Exercise prompt:
Leave the pictures out and quote every line from the start of the listing to the line with "plt.rcParams['font.family'] = ['Liberation", inclusive.

Material provided:
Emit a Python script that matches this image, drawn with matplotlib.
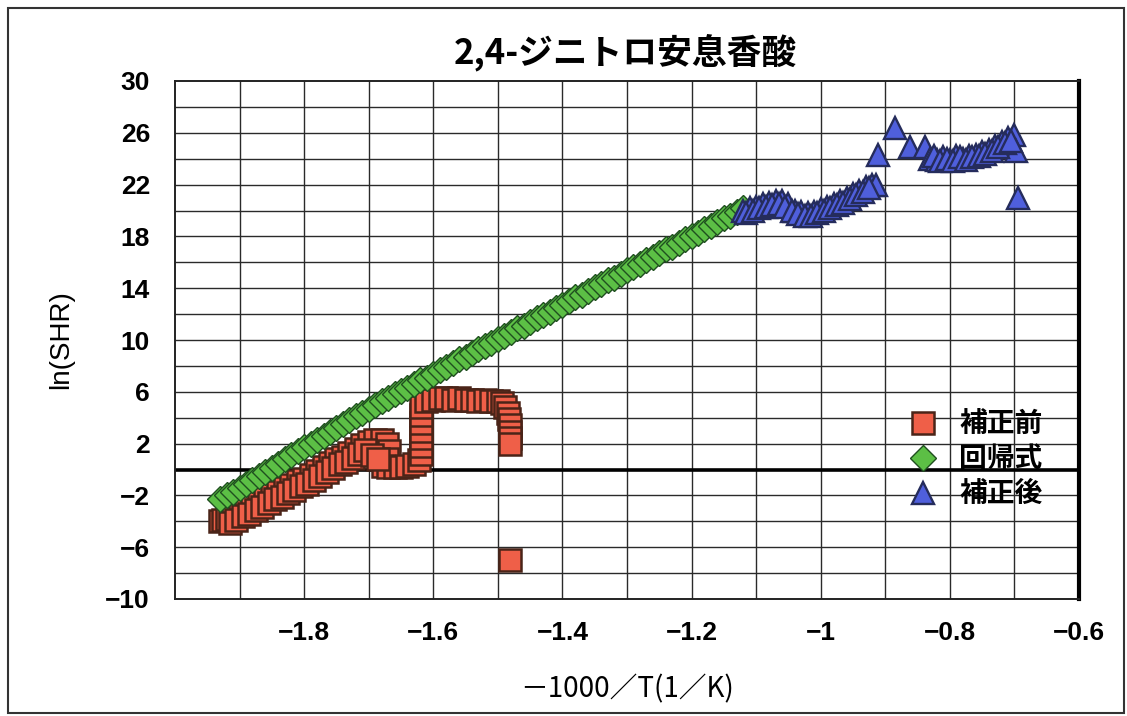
import matplotlib
matplotlib.use("Agg")
import matplotlib.pyplot as plt
from matplotlib.patches import Rectangle

plt.rcParams['font.family'] = ['Liberation Sans', 'Noto Sans CJK JP', 'DejaVu Sans']

# 補正前 (measured, before correction): main track, then the lower edge of the band
before_x = [-1.930, -1.925, -1.920, -1.910, -1.900, -1.890, -1.880, -1.870, -1.860, -1.850,
            -1.840, -1.830, -1.820, -1.810, -1.800, -1.790, -1.780, -1.770, -1.760, -1.750,
            -1.740, -1.730, -1.720, -1.710, -1.700, -1.690, -1.680, -1.672, -1.668, -1.672,
            -1.678, -1.670, -1.660, -1.650, -1.640, -1.630, -1.622, -1.619, -1.619, -1.619,
            -1.619, -1.619, -1.619, -1.619, -1.612, -1.600, -1.590, -1.580, -1.570, -1.560,
            -1.550, -1.540, -1.530, -1.520, -1.510, -1.500, -1.494, -1.489, -1.485, -1.482,
            -1.481, -1.481, -1.481, -1.481, -1.481,
            -1.915, -1.905, -1.895, -1.885, -1.875, -1.865, -1.855, -1.845, -1.835, -1.825,
            -1.815, -1.805, -1.795, -1.785, -1.775, -1.765, -1.755, -1.745, -1.735, -1.725,
            -1.715, -1.705, -1.695, -1.685]
before_y = [-4.0, -3.9, -3.8, -3.5, -3.3, -3.0, -2.7, -2.5, -2.2, -1.9,
            -1.7, -1.4, -1.2, -0.9, -0.7, -0.4, -0.1, 0.2, 0.5, 0.8,
            1.0, 1.3, 1.6, 1.9, 2.1, 2.3, 2.3, 2.0, 1.4, 0.8,
            0.3, 0.2, 0.2, 0.2, 0.3, 0.4, 0.7, 1.2, 1.8, 2.4,
            3.0, 3.6, 4.2, 4.8, 5.3, 5.4, 5.5, 5.5, 5.4, 5.5,
            5.4, 5.4, 5.3, 5.4, 5.3, 5.3, 5.1, 4.8, 4.4, 3.9,
            3.4, 2.9, 2.4, 2.0, -7.0,
            -4.1, -3.9, -3.6, -3.4, -3.1, -2.9, -2.6, -2.3, -2.1, -1.8,
            -1.6, -1.3, -1.1, -0.8, -0.5, -0.2, 0.1, 0.4, 0.6, 0.9,
            1.2, 1.5, 1.1, 0.8]

# 回帰式 (regression)
fit_x = [-1.93, -1.92, -1.91, -1.90, -1.89, -1.88, -1.87, -1.86, -1.85, -1.84,
         -1.83, -1.82, -1.81, -1.80, -1.79, -1.78, -1.77, -1.76, -1.75, -1.74,
         -1.73, -1.72, -1.71, -1.70, -1.69, -1.68, -1.67, -1.66, -1.65, -1.64,
         -1.63, -1.62, -1.61, -1.60, -1.59, -1.58, -1.57, -1.56, -1.55, -1.54,
         -1.53, -1.52, -1.51, -1.50, -1.49, -1.48, -1.47, -1.46, -1.45, -1.44,
         -1.43, -1.42, -1.41, -1.40, -1.39, -1.38, -1.37, -1.36, -1.35, -1.34,
         -1.33, -1.32, -1.31, -1.30, -1.29, -1.28, -1.27, -1.26, -1.25, -1.24,
         -1.23, -1.22, -1.21, -1.20, -1.19, -1.18, -1.17, -1.16, -1.15, -1.14,
         -1.13, -1.12]
fit_y = [-2.3, -2.0, -1.7, -1.4, -1.1, -0.8, -0.5, -0.2, 0.1, 0.4,
         0.8, 1.1, 1.4, 1.7, 2.0, 2.3, 2.6, 2.9, 3.2, 3.5,
         3.8, 4.1, 4.4, 4.7, 5.0, 5.3, 5.5, 5.8, 6.1, 6.3,
         6.6, 6.9, 7.1, 7.4, 7.7, 7.9, 8.2, 8.5, 8.7, 9.0,
         9.3, 9.5, 9.8, 10.1, 10.3, 10.6, 10.9, 11.1, 11.4, 11.7,
         11.9, 12.2, 12.5, 12.7, 13.0, 13.3, 13.5, 13.8, 14.1, 14.3,
         14.6, 14.8, 15.1, 15.4, 15.6, 15.9, 16.2, 16.4, 16.7, 17.0,
         17.2, 17.5, 17.8, 18.0, 18.3, 18.6, 18.8, 19.1, 19.4, 19.6,
         19.9, 20.2]

# 補正後 (after correction)
after_x = [-1.12, -1.11, -1.10, -1.09, -1.08, -1.07, -1.06, -1.05, -1.04, -1.03,
           -1.02, -1.01, -1.00, -0.99, -0.98, -0.97, -0.96, -0.95, -0.94, -0.93,
           -0.92, -0.915, -0.912, -0.885, -0.862, -0.839, -0.83, -0.82, -0.81, -0.80,
           -0.79, -0.78, -0.77, -0.76, -0.75, -0.74, -0.73, -0.72, -0.71, -0.70,
           -0.697, -0.695,
           -1.115, -1.105, -1.095, -1.085, -1.075, -1.065, -1.055, -1.045, -1.035, -1.025,
           -1.015, -1.005, -0.995, -0.985, -0.975, -0.965, -0.955, -0.945, -0.935, -0.925,
           -0.825, -0.815, -0.805, -0.795, -0.785, -0.775, -0.765, -0.755, -0.745, -0.735,
           -0.725, -0.715, -0.705]
after_y = [20.0, 20.2, 20.3, 20.5, 20.6, 20.7, 20.7, 20.5, 20.0, 19.9,
           19.8, 19.9, 20.1, 20.3, 20.5, 20.7, 21.0, 21.3, 21.5, 21.8,
           22.0, 22.0, 24.3, 26.4, 24.9, 24.9, 24.0, 23.9, 24.1, 23.9,
           24.2, 24.0, 24.2, 24.3, 24.5, 24.7, 25.0, 25.3, 25.6, 25.8,
           24.6, 21.0,
           19.8, 20.0, 20.2, 20.3, 20.4, 20.5, 20.3, 20.0, 19.7, 19.6,
           19.6, 19.8, 20.0, 20.2, 20.4, 20.6, 20.9, 21.2, 21.4, 21.7,
           24.2, 23.8, 24.0, 23.8, 24.1, 23.9, 24.1, 24.2, 24.4, 24.6,
           24.9, 25.2, 25.4]

x_ticks = [-1.8, -1.6, -1.4, -1.2, -1.0, -0.8, -0.6]
x_tick_labels = ['−1.8', '−1.6', '−1.4', '−1.2', '−1', '−0.8', '−0.6']
y_ticks = [30, 26, 22, 18, 14, 10, 6, 2, -2, -6, -10]

W, H = 1127, 716
fig = plt.figure(figsize=(W / 100, H / 100), dpi=100)
ax = fig.add_axes([175 / W, 1 - 599 / H, 904 / W, 518 / H])

ax.plot(before_x, before_y, ls='none', marker='s', ms=16, mfc='#ef5f48',
        mec='#4a2418', mew=1.8, label='補正前', zorder=3)
ax.plot(fit_x, fit_y, ls='none', marker='D', ms=13, mfc='#5cbf45',
        mec='#1f4f1f', mew=1.0, label='回帰式', zorder=4)
ax.plot(after_x, after_y, ls='none', marker='^', ms=16, mfc='#4f5fdc',
        mec='#252c5c', mew=1.7, label='補正後', zorder=5)

ax.set_xlim(-2.0, -0.6)
ax.set_ylim(-10, 30)

# grid every 0.1 in x and 2 in y
for gx in [-1.9, -1.8, -1.7, -1.6, -1.5, -1.4, -1.3, -1.2, -1.1, -1.0, -0.9, -0.8, -0.7]:
    ax.axvline(gx, color='#2a2a2a', lw=1.0, zorder=1)
for gy in range(-8, 30, 2):
    if gy != 0:
        ax.axhline(gy, color='#2a2a2a', lw=1.0, zorder=1)
ax.axhline(0, color='black', lw=2.6, zorder=2)

ax.set_xticks(x_ticks)
ax.set_xticklabels(x_tick_labels)
ax.set_yticks(y_ticks)
ax.tick_params(length=0, labelsize=19)
for lab in ax.get_xticklabels() + ax.get_yticklabels():
    lab.set_fontweight('bold')
ax.tick_params(axis='y', pad=18)
ax.tick_params(axis='x', pad=16)

for side in ['left', 'bottom', 'top']:
    ax.spines[side].set_color('#222222')
    ax.spines[side].set_linewidth(1.4)
ax.spines['right'].set_color('black')
ax.spines['right'].set_linewidth(3)

ax.set_ylabel('ln(SHR)', fontsize=20)
ax.yaxis.set_label_coords(-0.112, 0.5)
ax.set_xlabel('－1000／T(1／K)', fontsize=20, family=['Noto Sans CJK JP'])
ax.xaxis.set_label_coords(0.5, -0.145)

fig.text(625 / W, 1 - 52 / H, '2,4-ジニトロ安息香酸', ha='center', va='center',
         fontsize=25, fontweight='bold', family=['Noto Sans CJK JP'])

leg = ax.legend(loc='upper left', bbox_to_anchor=(0.797, 0.391), frameon=False,
                borderpad=0, handlelength=1.0, handletextpad=0.8, labelspacing=0.25,
                prop={'family': 'Noto Sans CJK JP', 'size': 20, 'weight': 'bold'})

fig.patches.append(Rectangle((8 / W, 3 / H), 1116 / W, 705 / H, transform=fig.transFigure,
                             fill=False, edgecolor='#333333', lw=1.5))

fig.savefig('out.png', dpi=100)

Solved problem:
Emit a Python script that matches this image, drawn with matplotlib.
import matplotlib
matplotlib.use("Agg")
import matplotlib.pyplot as plt
from matplotlib.patches import Rectangle

plt.rcParams['font.family'] = ['Liberation Sans', 'Noto Sans CJK JP', 'DejaVu Sans']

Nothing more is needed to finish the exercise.